Collected material
=======
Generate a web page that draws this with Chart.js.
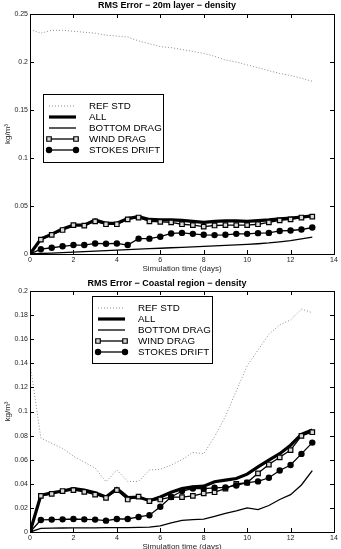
<!DOCTYPE html>
<html>
<head>
<meta charset="utf-8">
<script src="https://cdn.jsdelivr.net/npm/chart.js@4.4.1/dist/chart.umd.min.js"></script>
<style>
    html, body { margin: 0; padding: 0; background: #fff; overflow: hidden; width: 341px; height: 549px; }
    .panel { position: absolute; left: 0; }
    #panel1 { top: 0; }
    #panel2 { top: 277px; }
</style>
</head>
<body>
<div class="panel" id="panel1"><canvas id="layerChart" width="341" height="277"></canvas></div>
<div class="panel" id="panel2"><canvas id="coastChart" width="341" height="278"></canvas></div>
<script>
// time axis (days)
var days = [0, 0.5, 1, 1.5, 2, 2.5, 3, 3.5, 4, 4.5, 5, 5.5, 6, 6.5, 7, 7.5, 8, 8.5, 9, 9.5, 10, 10.5, 11, 11.5, 12, 12.5, 13];
var xTicks = [0, 2, 4, 6, 8, 10, 12, 14];

// 20m layer
var layerTicks = [0, 0.05, 0.1, 0.15, 0.2, 0.25];
var layerRef = [0.234, 0.230, 0.233, 0.233, 0.232, 0.231, 0.230, 0.228, 0.227, 0.226, 0.222, 0.219, 0.216, 0.215, 0.213, 0.211, 0.209, 0.206, 0.202, 0.200, 0.197, 0.194, 0.191, 0.188, 0.186, 0.183, 0.180];
var layerAll = [0, 0.0155, 0.0207, 0.026, 0.030, 0.030, 0.0355, 0.032, 0.032, 0.037, 0.039, 0.036, 0.0355, 0.0355, 0.035, 0.034, 0.033, 0.034, 0.0345, 0.0345, 0.034, 0.0348, 0.0355, 0.0365, 0.0375, 0.0385, 0.0397];
var layerBottom = [0, 0.0005, 0.001, 0.0015, 0.002, 0.0025, 0.003, 0.0035, 0.004, 0.0045, 0.005, 0.0055, 0.006, 0.0065, 0.007, 0.0075, 0.008, 0.0085, 0.009, 0.0095, 0.010, 0.0107, 0.0115, 0.0127, 0.014, 0.0157, 0.0175];
var layerWind = [0, 0.015, 0.020, 0.025, 0.030, 0.0295, 0.034, 0.031, 0.031, 0.036, 0.038, 0.034, 0.0335, 0.033, 0.031, 0.030, 0.0286, 0.0297, 0.030, 0.030, 0.030, 0.031, 0.033, 0.035, 0.036, 0.038, 0.039];
var layerStokes = [0, 0.005, 0.0065, 0.008, 0.0093, 0.0093, 0.011, 0.0107, 0.011, 0.0093, 0.016, 0.016, 0.018, 0.0214, 0.022, 0.021, 0.020, 0.0197, 0.020, 0.021, 0.021, 0.0217, 0.022, 0.024, 0.0245, 0.0255, 0.0276];

// coastal region
var coastTicks = [0, 0.02, 0.04, 0.06, 0.08, 0.1, 0.12, 0.14, 0.16, 0.18, 0.2];
var coastRef = [0.14, 0.078, 0.0736, 0.0694, 0.063, 0.058, 0.053, 0.0417, 0.0514, 0.042, 0.042, 0.0514, 0.052, 0.0556, 0.060, 0.066, 0.065, 0.079, 0.096, 0.117, 0.138, 0.151, 0.164, 0.172, 0.176, 0.185, 0.182];
var coastAll = [0, 0.0305, 0.0325, 0.034, 0.036, 0.0347, 0.0325, 0.029, 0.036, 0.0286, 0.029, 0.026, 0.029, 0.033, 0.036, 0.0375, 0.038, 0.0417, 0.043, 0.0444, 0.048, 0.054, 0.0597, 0.065, 0.072, 0.081, 0.0847];
var coastBottom = [0, 0.003, 0.0032, 0.0033, 0.0034, 0.0035, 0.0035, 0.0036, 0.0036, 0.0037, 0.0038, 0.004, 0.005, 0.0075, 0.0097, 0.0103, 0.0106, 0.013, 0.0155, 0.0175, 0.020, 0.0186, 0.022, 0.027, 0.031, 0.039, 0.051];
var coastWind = [0, 0.030, 0.0317, 0.034, 0.0347, 0.0333, 0.031, 0.0283, 0.0347, 0.027, 0.0294, 0.0256, 0.027, 0.029, 0.029, 0.030, 0.032, 0.033, 0.036, 0.040, 0.041, 0.0487, 0.056, 0.062, 0.068, 0.0797, 0.0828];
var coastStokes = [0, 0.010, 0.0103, 0.0105, 0.0108, 0.0105, 0.0103, 0.0094, 0.0108, 0.0108, 0.0125, 0.0139, 0.021, 0.029, 0.034, 0.036, 0.036, 0.0367, 0.037, 0.0386, 0.041, 0.042, 0.045, 0.051, 0.0556, 0.0648, 0.0742];

var FONT = '"Liberation Sans", Arial, Helvetica, sans-serif';

function pts(values) {
    return values.map(function(v, i) { return { x: days[i], y: v }; });
}

function buildDatasets(ref, all, bottom, wind, stokes) {
    return [{
        label: 'REF STD', data: pts(ref), borderColor: '#8a8a8a', borderWidth: 1,
        borderDash: [1, 2], pointRadius: 0, order: 5
    }, {
        label: 'ALL', data: pts(all), borderColor: '#000', borderWidth: 3.2,
        pointRadius: 0, order: 4
    }, {
        label: 'BOTTOM DRAG', data: pts(bottom), borderColor: '#000', borderWidth: 1.3,
        pointRadius: 0, order: 3
    }, {
        label: 'WIND DRAG', data: pts(wind), borderColor: '#000', borderWidth: 1.3,
        pointStyle: 'rect', pointRadius: 3.2, pointBorderWidth: 1.2,
        pointBackgroundColor: '#d8d8d8', pointBorderColor: '#000', order: 2
    }, {
        label: 'STOKES DRIFT', data: pts(stokes), borderColor: '#000', borderWidth: 1.3,
        pointStyle: 'circle', pointRadius: 3.2, pointBorderWidth: 0,
        pointBackgroundColor: '#000', order: 1
    }];
}

// inward ticks + box, matlab style
var boxAxes = {
    id: 'boxAxes',
    afterDatasetsDraw: function(chart) {
        var a = chart.chartArea, ctx = chart.ctx;
        var xs = chart.scales.x, ys = chart.scales.y;
        ctx.save();
        ctx.strokeStyle = '#000';
        ctx.lineWidth = 1;
        ctx.beginPath();
        xs.ticks.forEach(function(t) {
            var px = Math.round(xs.getPixelForValue(t.value)) + 0.5;
            ctx.moveTo(px, a.bottom); ctx.lineTo(px, a.bottom - 4);
            ctx.moveTo(px, a.top); ctx.lineTo(px, a.top + 4);
        });
        ys.ticks.forEach(function(t) {
            var py = Math.round(ys.getPixelForValue(t.value)) + 0.5;
            ctx.moveTo(a.left, py); ctx.lineTo(a.left + 4, py);
            ctx.moveTo(a.right, py); ctx.lineTo(a.right - 4, py);
        });
        ctx.stroke();
        ctx.strokeRect(Math.round(a.left) + 0.5, Math.round(a.top) + 0.5,
            Math.round(a.right - a.left), Math.round(a.bottom - a.top));
        ctx.restore();
    }
};

var boxLegend = {
    id: 'boxLegend',
    afterDraw: function(chart, args, opts) {
        var ctx = chart.ctx;
        var x = opts.x, y = opts.y, w = opts.w, h = opts.h;
        ctx.save();
        ctx.fillStyle = '#fff';
        ctx.fillRect(x, y, w, h);
        ctx.strokeStyle = '#000';
        ctx.lineWidth = 1;
        ctx.strokeRect(x + 0.5, y + 0.5, w, h);
        chart.data.datasets.forEach(function(ds, i) {
            var ly = y + 12 + i * 11;
            var x0 = x + 6, x1 = x + 33;
            ctx.beginPath();
            ctx.setLineDash(ds.borderDash || []);
            ctx.strokeStyle = ds.borderColor;
            ctx.lineWidth = ds.borderWidth;
            ctx.moveTo(x0, ly); ctx.lineTo(x1, ly);
            ctx.stroke();
            ctx.setLineDash([]);
            if (ds.pointRadius > 0) {
                [x0, x1].forEach(function(px) {
                    ctx.beginPath();
                    if (ds.pointStyle === 'rect') {
                        var s = ds.pointRadius * Math.SQRT1_2;
                        ctx.rect(px - s, ly - s, 2 * s, 2 * s);
                    } else {
                        ctx.arc(px, ly, ds.pointRadius, 0, Math.PI * 2);
                    }
                    ctx.fillStyle = ds.pointBackgroundColor;
                    ctx.fill();
                    if (ds.pointBorderWidth > 0) {
                        ctx.lineWidth = ds.pointBorderWidth;
                        ctx.strokeStyle = ds.pointBorderColor;
                        ctx.stroke();
                    }
                });
            }
            ctx.fillStyle = '#000';
            ctx.font = '9.8px ' + FONT;
            ctx.textBaseline = 'middle';
            ctx.textAlign = 'left';
            ctx.fillText(ds.label, x + 46, ly + 0.5);
        });
        ctx.restore();
    }
};

function makeChart(id, title, titlePad, datasets, yMax, yTicks, legendBox) {
    var ctx = document.getElementById(id).getContext('2d');
    return new Chart(ctx, {
        type: 'line',
        data: { datasets: datasets },
        plugins: [boxAxes, boxLegend],
        options: {
            responsive: false,
            animation: false,
            devicePixelRatio: 1,
            layout: { padding: { left: 0, right: 7, top: 0, bottom: 0 } },
            elements: { line: { tension: 0 } },
            plugins: {
                legend: { display: false },
                tooltip: { enabled: false },
                title: {
                    display: true, text: title, color: '#000',
                    font: { family: FONT, size: 9, weight: 'bold' },
                    padding: titlePad
                },
                boxLegend: legendBox
            },
            scales: {
                x: {
                    type: 'linear', min: 0, max: 14,
                    afterBuildTicks: function(s) { s.ticks = xTicks.map(function(v) { return { value: v }; }); },
                    afterFit: function(s) { s.height = 23; },
                    grid: { display: false, drawTicks: false },
                    border: { display: false },
                    ticks: { color: '#262626', font: { family: FONT, size: 7 }, padding: 2, maxRotation: 0 },
                    title: {
                        display: true, text: 'Simulation time (days)', color: '#262626',
                        font: { family: FONT, size: 8 }, padding: { top: 0, bottom: 3 }
                    }
                },
                y: {
                    type: 'linear', min: 0, max: yMax,
                    afterBuildTicks: function(s) { s.ticks = yTicks.map(function(v) { return { value: v }; }); },
                    afterFit: function(s) { s.width = 30; },
                    grid: { display: false, drawTicks: false },
                    border: { display: false },
                    ticks: {
                        color: '#262626', font: { family: FONT, size: 7 }, padding: 2,
                        callback: function(v) { return String(v); }
                    },
                    title: {
                        display: true, text: 'kg/m³', color: '#262626',
                        font: { family: FONT, size: 8 }, padding: { top: 3, bottom: 0 }
                    }
                }
            }
        }
    });
}

makeChart('layerChart', 'RMS Error \u2212 20m layer \u2212 density', { top: 0, bottom: 3.2 },
    buildDatasets(layerRef, layerAll, layerBottom, layerWind, layerStokes),
    0.25, layerTicks, { x: 43, y: 94, w: 120, h: 68 });

makeChart('coastChart', 'RMS Error \u2212 Coastal region \u2212 density', { top: 1.3, bottom: 1.9 },
    buildDatasets(coastRef, coastAll, coastBottom, coastWind, coastStokes),
    0.2, coastTicks, { x: 92, y: 19, w: 120, h: 67 });
</script>
</body>
</html>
=======
Task brief
Repeat the lines exactly as they stand, from the opening line of the data through the line with "var xTicks = [0, 2, 4, 6, 8, 10, 12, 14];". Pictures stay out of the copy.

Answer for the task
Generate a web page that draws this with Chart.js.
<!DOCTYPE html>
<html>
<head>
<meta charset="utf-8">
<script src="https://cdn.jsdelivr.net/npm/chart.js@4.4.1/dist/chart.umd.min.js"></script>
<style>
    html, body { margin: 0; padding: 0; background: #fff; overflow: hidden; width: 341px; height: 549px; }
    .panel { position: absolute; left: 0; }
    #panel1 { top: 0; }
    #panel2 { top: 277px; }
</style>
</head>
<body>
<div class="panel" id="panel1"><canvas id="layerChart" width="341" height="277"></canvas></div>
<div class="panel" id="panel2"><canvas id="coastChart" width="341" height="278"></canvas></div>
<script>
// time axis (days)
var days = [0, 0.5, 1, 1.5, 2, 2.5, 3, 3.5, 4, 4.5, 5, 5.5, 6, 6.5, 7, 7.5, 8, 8.5, 9, 9.5, 10, 10.5, 11, 11.5, 12, 12.5, 13];
var xTicks = [0, 2, 4, 6, 8, 10, 12, 14];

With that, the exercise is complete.